Performance graphs not displaying data when their checks are returning true performance data.

The following troubleshooting steps may help you to find the root cause of the issue, and resolve it.

 

 

Editing Files

In many steps of this article you will be required to edit files. This documentation will use the vi text editor. When using the vi
editor:

  • To make changes press i on the keyboard first to enter insert mode
  • Press Esc to exit insert mode
  • When you have finished, save the changes in vi by typing :wq and press Enter

 

Check that Performance Data is enabled

Navigate to Admin > System Information > Monitoring Engine Status

Ensure that the Performance Data process is green.

 

 

Count The Amount Of Spooled Files

Nagios spools performance data into small files which get moved around and processed. Sometimes a problem can arise which stops the files from being processed and they begin to spool up. The following commands will count the amount of files in these locations:

ls /usr/local/nagios/var/spool/perfdata/ | wc -l
ls /usr/local/nagios/var/spool/xidpe/ | wc -l

Note: The pipe | symbol is used before the wc -l command.

 

If the commands return a number greater than 20,000 then it is likely you will need to delete the files as the processes will get caught in a loop and not be able to process them. In the logging steps further on in this article, if there are too many files you'll find that nothing gets logged, hence checking the amount of files first can save a lot of time.

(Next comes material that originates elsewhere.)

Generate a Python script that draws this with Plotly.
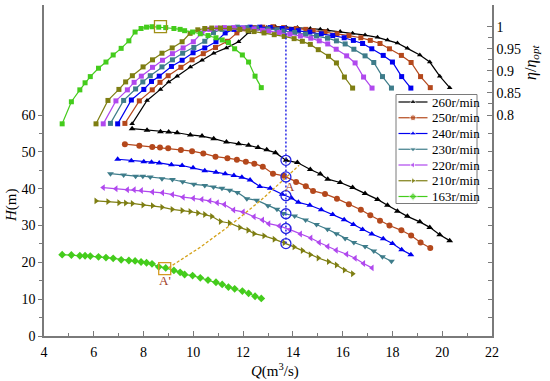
import plotly.graph_objects as go

# ---------------- data ----------------
speeds = ["260r/min", "250r/min", "240r/min", "230r/min", "220r/min", "210r/min", "163r/min"]

Q260 = [7.54, 8.14, 8.68, 9.01, 9.35, 9.88, 10.35, 10.82, 11.33, 11.82, 12.22, 12.60, 12.95, 13.30, 13.73,
        14.18, 14.70, 15.10, 15.40, 15.90, 16.40, 16.90, 17.40, 17.80, 18.20, 18.60, 19.10, 19.50, 19.90, 20.30]
H260 = [56.3, 55.9, 55.5, 55.4, 55.2, 54.6, 54.3, 53.6, 52.7, 52.2, 51.8, 51.2, 50.6, 49.8, 47.7,
        47.1, 45.2, 44.0, 42.6, 41.7, 40.3, 38.7, 37.1, 35.5, 33.9, 32.5, 31.0, 29.5, 27.5, 25.9]
E260 = [0.780, 0.833, 0.858, 0.875, 0.888, 0.909, 0.924, 0.940, 0.952, 0.966, 0.987, 0.995, 0.998, 1.000, 0.999,
        0.998, 0.996, 0.994, 0.992, 0.989, 0.985, 0.981, 0.976, 0.970, 0.963, 0.951, 0.936, 0.920, 0.888, 0.862]

Q250 = [7.25, 7.83, 8.35, 8.66, 8.99, 9.50, 9.95, 10.40, 10.89, 11.37, 11.75, 12.11, 12.45, 12.79, 13.20,
        13.63, 14.13, 14.52, 14.81, 15.29, 15.77, 16.25, 16.73, 17.11, 17.50, 17.88, 18.36, 18.75, 19.13, 19.52]
H250 = [52.1, 51.7, 51.3, 51.2, 51.0, 50.5, 50.2, 49.6, 48.7, 48.3, 47.9, 47.3, 46.8, 46.0, 44.1,
        43.5, 41.8, 40.7, 39.4, 38.6, 37.3, 35.8, 34.3, 32.8, 31.3, 30.0, 28.7, 27.3, 25.4, 23.9]
E250 = [0.781, 0.832, 0.857, 0.874, 0.889, 0.908, 0.925, 0.939, 0.953, 0.967, 0.986, 0.995, 0.998, 0.999, 1.000,
        0.998, 0.996, 0.994, 0.991, 0.988, 0.984, 0.980, 0.975, 0.969, 0.962, 0.950, 0.935, 0.919, 0.887, 0.862]

Q240 = [6.96, 7.51, 8.01, 8.32, 8.63, 9.12, 9.55, 9.99, 10.46, 10.91, 11.28, 11.63, 11.95, 12.28, 12.67,
        13.09, 13.57, 13.94, 14.22, 14.68, 15.14, 15.60, 16.06, 16.43, 16.80, 17.17, 17.63, 18.00, 18.37, 18.74]
H240 = [48.0, 47.6, 47.3, 47.2, 47.0, 46.5, 46.3, 45.7, 44.9, 44.5, 44.1, 43.6, 43.1, 42.4, 40.6,
        40.1, 38.5, 37.5, 36.3, 35.5, 34.3, 33.0, 31.6, 30.3, 28.9, 27.7, 26.4, 25.1, 23.4, 22.1]
E240 = [0.780, 0.834, 0.858, 0.876, 0.888, 0.910, 0.924, 0.941, 0.952, 0.966, 0.986, 0.994, 0.997, 0.999, 0.999,
        0.998, 0.996, 0.993, 0.991, 0.988, 0.984, 0.980, 0.975, 0.969, 0.962, 0.950, 0.935, 0.920, 0.887, 0.861]

Q230 = [6.67, 7.20, 7.68, 7.97, 8.27, 8.74, 9.16, 9.57, 10.02, 10.46, 10.81, 11.15, 11.46, 11.77, 12.15,
        12.54, 13.00, 13.36, 13.62, 14.07, 14.51, 14.95, 15.39, 15.75, 16.10, 16.45, 16.90, 17.25, 17.60, 17.96]
H230 = [44.1, 43.7, 43.4, 43.4, 43.2, 42.7, 42.5, 41.9, 41.2, 40.9, 40.5, 40.1, 39.6, 39.0, 37.3,
        36.9, 35.4, 34.4, 33.3, 32.6, 31.5, 30.3, 29.0, 27.8, 26.5, 25.4, 24.3, 23.1, 21.5, 20.3]
E230 = [0.781, 0.833, 0.859, 0.875, 0.889, 0.909, 0.925, 0.940, 0.953, 0.967, 0.987, 0.994, 0.997, 0.999, 0.998,
        0.997, 0.995, 0.993, 0.990, 0.987, 0.983, 0.979, 0.974, 0.968, 0.961, 0.949, 0.934, 0.919, 0.887, 0.861]

Q220 = [6.38, 6.89, 7.35, 7.62, 7.91, 8.36, 8.76, 9.16, 9.59, 10.00, 10.34, 10.66, 10.96, 11.25, 11.62,
        12.00, 12.44, 12.78, 13.03, 13.45, 13.88, 14.30, 14.72, 15.06, 15.40, 15.74, 16.16, 16.50, 16.84, 17.18]
H220 = [40.3, 40.0, 39.7, 39.7, 39.5, 39.1, 38.9, 38.4, 37.7, 37.4, 37.1, 36.7, 36.2, 35.7, 34.2,
        33.7, 32.4, 31.5, 30.5, 29.9, 28.9, 27.7, 26.6, 25.4, 24.3, 23.3, 22.2, 21.1, 19.7, 18.5]
E220 = [0.780, 0.832, 0.857, 0.874, 0.888, 0.908, 0.924, 0.939, 0.952, 0.966, 0.986, 0.994, 0.997, 0.998, 0.998,
        0.997, 0.995, 0.992, 0.990, 0.987, 0.983, 0.979, 0.974, 0.968, 0.961, 0.949, 0.934, 0.918, 0.886, 0.861]

Q210 = [6.09, 6.57, 7.01, 7.28, 7.55, 7.98, 8.36, 8.74, 9.15, 9.55, 9.87, 10.18, 10.46, 10.74, 11.09,
        11.45, 11.87, 12.20, 12.44, 12.84, 13.25, 13.65, 14.05, 14.38, 14.70, 15.02, 15.43, 15.75, 16.07, 16.40]
H210 = [36.7, 36.5, 36.2, 36.1, 36.0, 35.6, 35.4, 35.0, 34.4, 34.1, 33.8, 33.4, 33.0, 32.5, 31.1,
        30.7, 29.5, 28.7, 27.8, 27.2, 26.3, 25.3, 24.2, 23.2, 22.1, 21.2, 20.2, 19.3, 17.9, 16.9]
E210 = [0.780, 0.833, 0.858, 0.875, 0.889, 0.909, 0.925, 0.940, 0.952, 0.966, 0.985, 0.993, 0.996, 0.997, 0.997,
        0.996, 0.994, 0.991, 0.989, 0.986, 0.982, 0.978, 0.973, 0.967, 0.960, 0.948, 0.933, 0.918, 0.886, 0.861]

Q163 = [4.73, 5.10, 5.44, 5.65, 5.86, 6.19, 6.49, 6.78, 7.10, 7.41, 7.66, 7.90, 8.12, 8.34, 8.61,
        8.89, 9.22, 9.47, 9.65, 9.97, 10.28, 10.59, 10.91, 11.16, 11.41, 11.66, 11.97, 12.22, 12.48, 12.73]
H163 = [22.1, 22.0, 21.8, 21.8, 21.7, 21.5, 21.3, 21.1, 20.7, 20.5, 20.4, 20.1, 19.9, 19.6, 18.8,
        18.5, 17.8, 17.3, 16.7, 16.4, 15.8, 15.2, 14.6, 14.0, 13.3, 12.8, 12.2, 11.6, 10.8, 10.2]
E163 = [0.780, 0.830, 0.857, 0.873, 0.887, 0.906, 0.920, 0.936, 0.951, 0.968, 0.988, 0.996, 0.999, 1.000, 0.999,
        0.998, 0.996, 0.994, 0.991, 0.988, 0.984, 0.980, 0.975, 0.970, 0.964, 0.950, 0.936, 0.920, 0.888, 0.862]

# similarity point A (250 r/min) and A' (163 r/min), marked circles at Q_A
QA = 13.72
HA_circles = [47.7, 43.2, 38.1, 33.2, 29.2, 25.1]
QA2, HA2 = 8.85, 18.3
Q_opt163, E_opt163 = 8.68, 1.0
# similarity parabola through A' and A
Q_par = [9.0, 10.3, 11.62, 12.7, 13.72, 14.25]
H_par = [18.5, 24.2, 30.8, 36.8, 43.0, 46.4]

# ---------------- styles ----------------
colors = ["#000000", "#B4481C", "#0000F0", "#3E7C8A", "#B048EE", "#7E7E12", "#44CC1C"]
h_symbols = ["triangle-up", "circle", "triangle-up", "triangle-down", "triangle-left", "triangle-right", "diamond"]
e_symbols = ["triangle-up", "square", "square", "square", "square", "square", "square"]

Qs = [Q260, Q250, Q240, Q230, Q220, Q210, Q163]
Hs = [H260, H250, H240, H230, H220, H210, H163]
Es = [E260, E250, E240, E230, E220, E210, E163]

FONT = "Liberation Serif"

fig = go.Figure()

for i in range(len(speeds)):
    fig.add_trace(go.Scatter(x=Qs[i], y=Es[i], yaxis="y2", mode="lines+markers",
                             line=dict(color=colors[i], width=1.2),
                             marker=dict(symbol=e_symbols[i], size=5, color=colors[i]),
                             showlegend=False, name=speeds[i]))
for i in range(len(speeds)):
    fig.add_trace(go.Scatter(x=Qs[i], y=Hs[i], mode="lines+markers",
                             line=dict(color=colors[i], width=1.2),
                             marker=dict(symbol=h_symbols[i], size=6, color=colors[i]),
                             showlegend=False, name=speeds[i]))

# similarity parabola
fig.add_trace(go.Scatter(x=Q_par, y=H_par, mode="lines",
                         line=dict(color="#D4A21A", width=1.3, dash="3px,2px"), showlegend=False))
# vertical line at Q_A
fig.add_shape(type="line", xref="x", yref="y", x0=QA, x1=QA, y0=min(HA_circles), y1=84.6,
              line=dict(color="#2828E8", width=1.5, dash="2px,2px"))
# circles
fig.add_trace(go.Scatter(x=[QA] * len(HA_circles), y=HA_circles, mode="markers",
                         marker=dict(symbol="circle-open", size=10, color="#2424E0", line=dict(width=1.3)),
                         showlegend=False))
# squares at A' and at optimum of 163 r/min
fig.add_trace(go.Scatter(x=[QA2], y=[HA2], mode="markers",
                         marker=dict(symbol="square-open", size=12, color="#D49A20", line=dict(width=1.3)),
                         showlegend=False))
fig.add_trace(go.Scatter(x=[Q_opt163], y=[E_opt163], yaxis="y2", mode="markers",
                         marker=dict(symbol="square-open", size=12, color="#A09018", line=dict(width=1.3)),
                         showlegend=False))

fig.add_annotation(x=13.9, y=40.6, xref="x", yref="y", text="A", showarrow=False,
                   xanchor="center", yanchor="middle",
                   font=dict(family=FONT, size=13, color="#A04028"))
fig.add_annotation(x=8.85, y=15.1, xref="x", yref="y", text="A'", showarrow=False,
                   xanchor="center", yanchor="middle",
                   font=dict(family=FONT, size=13, color="#A04028"))

# ---------------- custom legend (pixel overlay axes) ----------------
leg_y0 = 102.0
leg_dy = 15.75
fig.add_shape(type="rect", xref="x3", yref="y3", x0=396, x1=477, y0=94.5, y1=203.5,
              line=dict(color="#7a7a7a", width=1), fillcolor="white", layer="below")
for i in range(len(speeds)):
    yy = leg_y0 + leg_dy * i
    fig.add_trace(go.Scatter(x=[398.5, 413, 427.5], y=[yy, yy, yy], xaxis="x3", yaxis="y3",
                             mode="lines+markers", line=dict(color=colors[i], width=1.2),
                             marker=dict(symbol=h_symbols[i], size=[0, 6, 0], color=colors[i]),
                             showlegend=False, hoverinfo="skip"))
    fig.add_annotation(x=430, y=yy, xref="x3", yref="y3", text=speeds[i], showarrow=False,
                       xanchor="left", yanchor="middle", font=dict(family=FONT, size=13, color="black"))

# ---------------- axes ----------------
AX = "#7a7a7a"
low_ticks = [0.7584, 0.7166, 0.6748, 0.6331, 0.5914, 0.5498, 0.5081, 0.4664, 0.4245, 0.3828, 0.3412]

fig.update_layout(
    width=550, height=381,
    margin=dict(l=44, r=58, t=5, b=45),
    paper_bgcolor="white", plot_bgcolor="white",
    font=dict(family=FONT, size=14, color="black"),
    showlegend=False,
    xaxis=dict(range=[4, 22], tickmode="array", tickvals=list(range(4, 23, 2)),
               ticks="inside", ticklen=5, tickcolor=AX, showline=True, linecolor=AX, linewidth=1.5,
               showgrid=False, zeroline=False, ticklabelstandoff=2,
               minor=dict(tickvals=list(range(5, 22, 2)), ticks="inside", ticklen=3, tickcolor=AX),
               tickfont=dict(family=FONT, size=14, color="black")),
    yaxis=dict(range=[0, 89.9], tickmode="array", tickvals=[0, 10, 20, 30, 40, 50, 60],
               ticks="outside", ticklen=4, tickcolor=AX, showline=True, linecolor=AX, linewidth=1.5,
               showgrid=False, zeroline=False,
               minor=dict(tickvals=[5, 15, 25, 35, 45, 55], ticks="outside", ticklen=3, tickcolor=AX),
               tickfont=dict(family=FONT, size=14, color="black")),
    yaxis2=dict(range=[0.2994, 1.0492], overlaying="y", side="right", anchor="x",
                tickmode="array", tickvals=[0.8, 0.85, 0.9, 0.95, 1.0],
                ticktext=["0.8", "0.85", "0.9", "0.95", "1"],
                ticks="inside", ticklen=5, tickcolor=AX, showline=True, linecolor=AX, linewidth=1.5,
                showgrid=False, zeroline=False,
                minor=dict(tickvals=[0.825, 0.875, 0.925, 0.975] + low_ticks, ticks="inside",
                           ticklen=4, tickcolor=AX),
                tickfont=dict(family=FONT, size=14, color="black")),
    xaxis3=dict(range=[44, 492], overlaying="x", anchor="y3", visible=False, fixedrange=True),
    yaxis3=dict(range=[336, 5], overlaying="y", anchor="x3", visible=False, fixedrange=True),
)

fig.add_annotation(x=0.5156, y=-0.1057, xref="paper", yref="paper", showarrow=False,
                   xanchor="center", yanchor="middle",
                   text="<i>Q</i>(m<sup>3</sup>/s)", font=dict(family=FONT, size=15))
fig.add_annotation(x=-0.0714, y=0.3958, xref="paper", yref="paper", showarrow=False, textangle=-90,
                   xanchor="center", yanchor="middle",
                   text="<i>H</i>(m)", font=dict(family=FONT, size=15))
fig.add_annotation(x=1.0893, y=0.8278, xref="paper", yref="paper", showarrow=False, textangle=-90,
                   xanchor="center", yanchor="middle",
                   text="<i>η</i>/<i>η</i><sub><i>opt</i></sub>", font=dict(family=FONT, size=16))

fig.write_html("out.html", config={"displayModeBar": False},
               post_script="document.body.style.margin='0px';")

To delete a large amount of files in a directory, execute this command:

find /usr/local/nagios/var/spool/perfdata/ -type f -delete

 

Note: This command can take a long time to execute, simply due to the volume of files. You can open another SSH session and observe the count of files in the folder with this command:

watch 'ls /usr/local/nagios/var/spool/perfdata/ | wc -l'

 

When the files are finally deleted, wait approximately thirty minutes to see if performance graphs start to work. If they do not, proceed with the next troubleshooting steps in this guide.

 

 

Increase Performance Data Logging Verbosity

Edit the following file from an SSH session:

/usr/local/nagios/etc/pnp/process_perfdata.cfg

Change:

LOG_LEVEL = 0

To:

LOG_LEVEL = 2

The process_perfdata.pl script should now log all errors and debug information to the file /usr/local/nagios/var/perfdata.log which can be watched using this command:

tail -f /usr/local/nagios/var/perfdata.log

 

Look for any errors, incorrect exit codes, and/or timeouts.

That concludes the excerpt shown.